Plotting code records
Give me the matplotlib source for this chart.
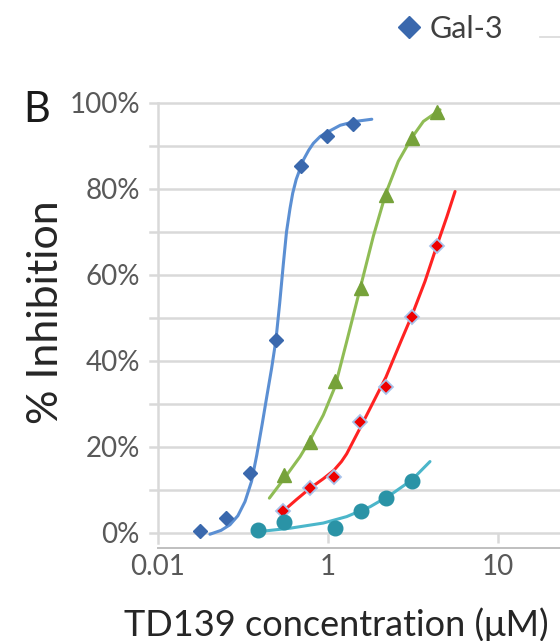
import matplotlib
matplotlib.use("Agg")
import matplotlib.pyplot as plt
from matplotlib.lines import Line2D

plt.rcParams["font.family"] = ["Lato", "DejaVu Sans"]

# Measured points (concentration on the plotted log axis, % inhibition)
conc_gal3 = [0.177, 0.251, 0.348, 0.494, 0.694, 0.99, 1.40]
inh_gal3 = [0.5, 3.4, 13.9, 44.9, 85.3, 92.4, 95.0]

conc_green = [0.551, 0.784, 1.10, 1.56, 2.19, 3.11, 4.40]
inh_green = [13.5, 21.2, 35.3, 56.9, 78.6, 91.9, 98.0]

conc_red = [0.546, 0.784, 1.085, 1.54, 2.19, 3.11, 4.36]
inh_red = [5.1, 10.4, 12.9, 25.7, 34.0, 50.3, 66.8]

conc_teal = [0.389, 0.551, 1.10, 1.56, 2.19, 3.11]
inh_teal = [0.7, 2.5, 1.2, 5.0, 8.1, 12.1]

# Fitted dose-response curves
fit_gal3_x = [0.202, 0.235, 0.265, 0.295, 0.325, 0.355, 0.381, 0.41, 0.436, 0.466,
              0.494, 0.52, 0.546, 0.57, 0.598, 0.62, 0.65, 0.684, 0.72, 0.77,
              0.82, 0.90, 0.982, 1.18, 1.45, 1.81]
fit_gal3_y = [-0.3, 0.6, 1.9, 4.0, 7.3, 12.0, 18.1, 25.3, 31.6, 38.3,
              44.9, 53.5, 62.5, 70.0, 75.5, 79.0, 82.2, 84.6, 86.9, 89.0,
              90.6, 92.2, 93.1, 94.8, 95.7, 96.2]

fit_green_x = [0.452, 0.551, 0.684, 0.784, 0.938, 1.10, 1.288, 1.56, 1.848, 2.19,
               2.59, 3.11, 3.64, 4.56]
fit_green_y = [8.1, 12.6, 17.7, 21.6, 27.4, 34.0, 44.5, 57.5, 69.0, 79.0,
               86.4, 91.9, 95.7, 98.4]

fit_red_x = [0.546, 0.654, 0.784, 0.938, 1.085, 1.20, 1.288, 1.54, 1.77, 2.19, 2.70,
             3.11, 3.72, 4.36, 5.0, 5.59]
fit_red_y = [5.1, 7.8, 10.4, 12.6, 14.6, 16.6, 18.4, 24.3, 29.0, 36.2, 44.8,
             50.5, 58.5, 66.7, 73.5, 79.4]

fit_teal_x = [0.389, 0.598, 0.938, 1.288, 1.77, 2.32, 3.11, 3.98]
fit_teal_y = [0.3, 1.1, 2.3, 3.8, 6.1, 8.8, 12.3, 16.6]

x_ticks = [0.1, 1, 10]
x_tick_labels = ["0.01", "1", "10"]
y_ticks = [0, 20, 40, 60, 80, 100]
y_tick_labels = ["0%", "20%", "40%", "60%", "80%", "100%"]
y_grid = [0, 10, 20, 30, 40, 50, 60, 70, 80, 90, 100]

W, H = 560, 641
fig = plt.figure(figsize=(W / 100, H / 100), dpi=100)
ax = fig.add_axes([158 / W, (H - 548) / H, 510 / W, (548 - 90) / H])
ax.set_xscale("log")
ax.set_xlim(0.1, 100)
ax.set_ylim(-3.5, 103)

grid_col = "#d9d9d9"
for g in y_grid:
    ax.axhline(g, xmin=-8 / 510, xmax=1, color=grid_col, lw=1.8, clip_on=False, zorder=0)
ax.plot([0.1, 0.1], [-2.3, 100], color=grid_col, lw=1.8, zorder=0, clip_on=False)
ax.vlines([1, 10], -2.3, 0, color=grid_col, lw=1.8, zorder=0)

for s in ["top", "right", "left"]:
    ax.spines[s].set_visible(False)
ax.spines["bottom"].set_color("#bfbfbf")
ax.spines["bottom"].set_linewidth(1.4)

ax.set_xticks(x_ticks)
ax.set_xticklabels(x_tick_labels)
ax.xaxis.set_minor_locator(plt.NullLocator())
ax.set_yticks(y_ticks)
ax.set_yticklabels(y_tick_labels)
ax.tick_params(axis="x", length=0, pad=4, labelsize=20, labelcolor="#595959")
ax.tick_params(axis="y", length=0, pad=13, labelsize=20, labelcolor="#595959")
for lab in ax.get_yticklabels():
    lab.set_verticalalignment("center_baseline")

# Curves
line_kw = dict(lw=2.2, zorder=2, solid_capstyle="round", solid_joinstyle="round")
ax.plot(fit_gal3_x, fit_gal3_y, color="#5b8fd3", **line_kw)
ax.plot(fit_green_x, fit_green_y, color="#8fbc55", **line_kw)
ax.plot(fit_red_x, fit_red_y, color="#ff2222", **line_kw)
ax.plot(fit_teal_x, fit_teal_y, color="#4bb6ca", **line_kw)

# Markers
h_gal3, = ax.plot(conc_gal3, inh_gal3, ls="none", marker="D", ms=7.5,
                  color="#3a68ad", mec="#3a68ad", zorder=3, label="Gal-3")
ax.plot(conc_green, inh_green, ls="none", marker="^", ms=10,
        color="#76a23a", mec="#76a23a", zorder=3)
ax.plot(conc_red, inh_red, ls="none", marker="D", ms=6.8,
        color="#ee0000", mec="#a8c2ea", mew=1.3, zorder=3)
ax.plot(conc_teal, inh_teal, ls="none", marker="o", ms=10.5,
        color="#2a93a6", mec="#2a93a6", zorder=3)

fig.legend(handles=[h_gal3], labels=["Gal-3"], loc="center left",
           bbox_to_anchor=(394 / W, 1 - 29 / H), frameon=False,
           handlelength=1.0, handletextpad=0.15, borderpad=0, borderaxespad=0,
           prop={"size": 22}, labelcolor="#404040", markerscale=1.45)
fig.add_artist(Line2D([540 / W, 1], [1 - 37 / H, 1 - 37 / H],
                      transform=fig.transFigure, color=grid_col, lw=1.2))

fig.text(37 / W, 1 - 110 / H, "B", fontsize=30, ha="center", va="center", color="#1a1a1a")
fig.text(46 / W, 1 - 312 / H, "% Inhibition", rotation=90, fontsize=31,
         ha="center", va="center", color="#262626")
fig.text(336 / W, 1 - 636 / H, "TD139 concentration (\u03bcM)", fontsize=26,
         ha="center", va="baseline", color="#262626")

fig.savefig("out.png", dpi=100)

--

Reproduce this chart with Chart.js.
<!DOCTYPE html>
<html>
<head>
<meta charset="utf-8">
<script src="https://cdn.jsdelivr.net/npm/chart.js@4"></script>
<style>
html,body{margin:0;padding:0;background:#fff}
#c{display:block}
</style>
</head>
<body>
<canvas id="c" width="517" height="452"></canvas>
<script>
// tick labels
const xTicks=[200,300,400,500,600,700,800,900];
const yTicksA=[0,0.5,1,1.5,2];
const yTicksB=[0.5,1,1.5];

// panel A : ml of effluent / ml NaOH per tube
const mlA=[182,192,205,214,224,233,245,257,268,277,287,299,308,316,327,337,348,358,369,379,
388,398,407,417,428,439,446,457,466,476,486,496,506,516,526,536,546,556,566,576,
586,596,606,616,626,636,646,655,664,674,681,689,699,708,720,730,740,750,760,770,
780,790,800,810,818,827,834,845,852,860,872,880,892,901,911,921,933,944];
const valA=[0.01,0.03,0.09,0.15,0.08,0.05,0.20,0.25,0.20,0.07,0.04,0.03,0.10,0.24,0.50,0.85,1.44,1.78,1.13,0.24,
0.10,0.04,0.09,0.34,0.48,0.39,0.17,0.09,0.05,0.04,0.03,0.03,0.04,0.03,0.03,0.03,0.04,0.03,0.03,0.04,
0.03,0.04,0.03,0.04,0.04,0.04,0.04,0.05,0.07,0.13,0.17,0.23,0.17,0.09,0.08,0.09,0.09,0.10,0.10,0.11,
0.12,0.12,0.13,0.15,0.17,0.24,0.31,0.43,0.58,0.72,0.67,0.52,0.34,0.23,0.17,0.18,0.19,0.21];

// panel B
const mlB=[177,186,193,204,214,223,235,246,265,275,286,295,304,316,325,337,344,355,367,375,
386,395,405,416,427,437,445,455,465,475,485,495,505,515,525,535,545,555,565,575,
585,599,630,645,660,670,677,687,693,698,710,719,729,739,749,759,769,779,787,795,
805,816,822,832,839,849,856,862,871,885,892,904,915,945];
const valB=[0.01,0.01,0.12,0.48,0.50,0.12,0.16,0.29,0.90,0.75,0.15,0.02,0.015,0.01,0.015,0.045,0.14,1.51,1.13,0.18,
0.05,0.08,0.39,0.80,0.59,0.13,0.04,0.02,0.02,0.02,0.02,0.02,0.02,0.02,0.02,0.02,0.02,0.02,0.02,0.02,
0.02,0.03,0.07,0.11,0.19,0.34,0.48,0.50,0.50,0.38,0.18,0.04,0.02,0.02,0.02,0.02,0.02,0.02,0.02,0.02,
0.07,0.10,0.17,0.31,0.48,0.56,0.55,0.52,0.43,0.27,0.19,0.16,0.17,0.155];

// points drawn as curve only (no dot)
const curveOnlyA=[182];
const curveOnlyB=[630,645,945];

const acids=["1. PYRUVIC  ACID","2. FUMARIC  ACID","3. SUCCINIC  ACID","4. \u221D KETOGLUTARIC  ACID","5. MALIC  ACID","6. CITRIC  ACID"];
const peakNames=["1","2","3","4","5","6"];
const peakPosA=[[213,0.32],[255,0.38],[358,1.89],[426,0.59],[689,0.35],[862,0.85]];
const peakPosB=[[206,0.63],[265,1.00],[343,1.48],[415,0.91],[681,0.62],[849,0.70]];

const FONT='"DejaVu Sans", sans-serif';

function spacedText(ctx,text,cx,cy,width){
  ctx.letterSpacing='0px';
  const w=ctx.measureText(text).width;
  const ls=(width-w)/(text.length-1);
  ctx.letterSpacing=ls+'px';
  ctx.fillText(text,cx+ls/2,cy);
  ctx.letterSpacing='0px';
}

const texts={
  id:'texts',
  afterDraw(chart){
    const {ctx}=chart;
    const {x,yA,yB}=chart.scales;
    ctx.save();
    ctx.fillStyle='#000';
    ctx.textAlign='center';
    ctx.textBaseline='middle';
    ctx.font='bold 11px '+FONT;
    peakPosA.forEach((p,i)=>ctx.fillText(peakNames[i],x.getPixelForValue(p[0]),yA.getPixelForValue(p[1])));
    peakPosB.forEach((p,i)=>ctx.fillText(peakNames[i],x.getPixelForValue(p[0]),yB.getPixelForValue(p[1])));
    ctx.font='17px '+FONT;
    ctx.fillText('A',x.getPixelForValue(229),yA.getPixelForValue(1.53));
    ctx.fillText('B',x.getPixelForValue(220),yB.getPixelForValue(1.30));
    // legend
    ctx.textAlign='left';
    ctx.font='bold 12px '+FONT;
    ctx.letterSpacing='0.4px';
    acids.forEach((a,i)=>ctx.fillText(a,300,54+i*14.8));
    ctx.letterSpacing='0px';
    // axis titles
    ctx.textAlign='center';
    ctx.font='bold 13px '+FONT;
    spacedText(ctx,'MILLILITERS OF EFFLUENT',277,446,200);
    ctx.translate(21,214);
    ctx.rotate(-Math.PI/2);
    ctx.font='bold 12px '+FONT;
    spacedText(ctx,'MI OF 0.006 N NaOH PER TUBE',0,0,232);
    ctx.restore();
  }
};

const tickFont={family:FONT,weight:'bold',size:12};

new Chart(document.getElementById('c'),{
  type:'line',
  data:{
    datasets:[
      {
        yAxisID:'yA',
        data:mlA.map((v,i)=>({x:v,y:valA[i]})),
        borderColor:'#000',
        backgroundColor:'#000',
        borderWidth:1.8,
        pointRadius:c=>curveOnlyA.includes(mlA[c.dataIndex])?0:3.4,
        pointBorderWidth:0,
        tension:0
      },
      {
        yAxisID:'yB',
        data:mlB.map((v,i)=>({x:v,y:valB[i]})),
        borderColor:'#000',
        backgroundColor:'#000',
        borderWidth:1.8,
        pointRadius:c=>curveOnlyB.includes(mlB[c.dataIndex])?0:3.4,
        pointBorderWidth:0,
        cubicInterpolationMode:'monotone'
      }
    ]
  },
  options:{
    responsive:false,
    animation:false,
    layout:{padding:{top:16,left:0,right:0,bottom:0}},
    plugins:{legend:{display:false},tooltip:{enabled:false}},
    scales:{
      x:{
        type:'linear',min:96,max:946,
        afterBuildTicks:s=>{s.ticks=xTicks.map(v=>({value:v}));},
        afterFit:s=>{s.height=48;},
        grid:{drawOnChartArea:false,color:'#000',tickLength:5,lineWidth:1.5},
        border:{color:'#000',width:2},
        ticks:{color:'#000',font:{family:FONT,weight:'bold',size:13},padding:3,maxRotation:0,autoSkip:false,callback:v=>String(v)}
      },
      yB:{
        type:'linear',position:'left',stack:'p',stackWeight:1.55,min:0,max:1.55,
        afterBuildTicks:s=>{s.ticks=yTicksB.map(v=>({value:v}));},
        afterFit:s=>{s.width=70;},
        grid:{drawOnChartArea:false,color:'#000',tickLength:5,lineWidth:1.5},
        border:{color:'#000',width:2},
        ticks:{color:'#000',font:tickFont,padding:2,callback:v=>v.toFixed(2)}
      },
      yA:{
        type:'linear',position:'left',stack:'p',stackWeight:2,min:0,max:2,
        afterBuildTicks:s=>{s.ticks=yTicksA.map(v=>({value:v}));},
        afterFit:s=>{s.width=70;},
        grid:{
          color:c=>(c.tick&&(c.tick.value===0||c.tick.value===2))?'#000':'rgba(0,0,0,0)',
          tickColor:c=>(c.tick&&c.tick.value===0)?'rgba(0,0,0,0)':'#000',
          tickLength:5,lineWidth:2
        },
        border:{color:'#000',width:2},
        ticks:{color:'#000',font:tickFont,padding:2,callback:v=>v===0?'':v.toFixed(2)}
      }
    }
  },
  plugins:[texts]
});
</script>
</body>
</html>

# [Given request]
Lines from the one with "Give me the matplotlib source for this chart." through the one with "86.4, 91.9, 95.7, 98.4]" are the only ones to quote. Quote them exactly and leave out pictures.

# [The reply]
Give me the matplotlib source for this chart.
import matplotlib
matplotlib.use("Agg")
import matplotlib.pyplot as plt
from matplotlib.lines import Line2D

plt.rcParams["font.family"] = ["Lato", "DejaVu Sans"]

# Measured points (concentration on the plotted log axis, % inhibition)
conc_gal3 = [0.177, 0.251, 0.348, 0.494, 0.694, 0.99, 1.40]
inh_gal3 = [0.5, 3.4, 13.9, 44.9, 85.3, 92.4, 95.0]

conc_green = [0.551, 0.784, 1.10, 1.56, 2.19, 3.11, 4.40]
inh_green = [13.5, 21.2, 35.3, 56.9, 78.6, 91.9, 98.0]

conc_red = [0.546, 0.784, 1.085, 1.54, 2.19, 3.11, 4.36]
inh_red = [5.1, 10.4, 12.9, 25.7, 34.0, 50.3, 66.8]

conc_teal = [0.389, 0.551, 1.10, 1.56, 2.19, 3.11]
inh_teal = [0.7, 2.5, 1.2, 5.0, 8.1, 12.1]

# Fitted dose-response curves
fit_gal3_x = [0.202, 0.235, 0.265, 0.295, 0.325, 0.355, 0.381, 0.41, 0.436, 0.466,
              0.494, 0.52, 0.546, 0.57, 0.598, 0.62, 0.65, 0.684, 0.72, 0.77,
              0.82, 0.90, 0.982, 1.18, 1.45, 1.81]
fit_gal3_y = [-0.3, 0.6, 1.9, 4.0, 7.3, 12.0, 18.1, 25.3, 31.6, 38.3,
              44.9, 53.5, 62.5, 70.0, 75.5, 79.0, 82.2, 84.6, 86.9, 89.0,
              90.6, 92.2, 93.1, 94.8, 95.7, 96.2]

fit_green_x = [0.452, 0.551, 0.684, 0.784, 0.938, 1.10, 1.288, 1.56, 1.848, 2.19,
               2.59, 3.11, 3.64, 4.56]
fit_green_y = [8.1, 12.6, 17.7, 21.6, 27.4, 34.0, 44.5, 57.5, 69.0, 79.0,
               86.4, 91.9, 95.7, 98.4]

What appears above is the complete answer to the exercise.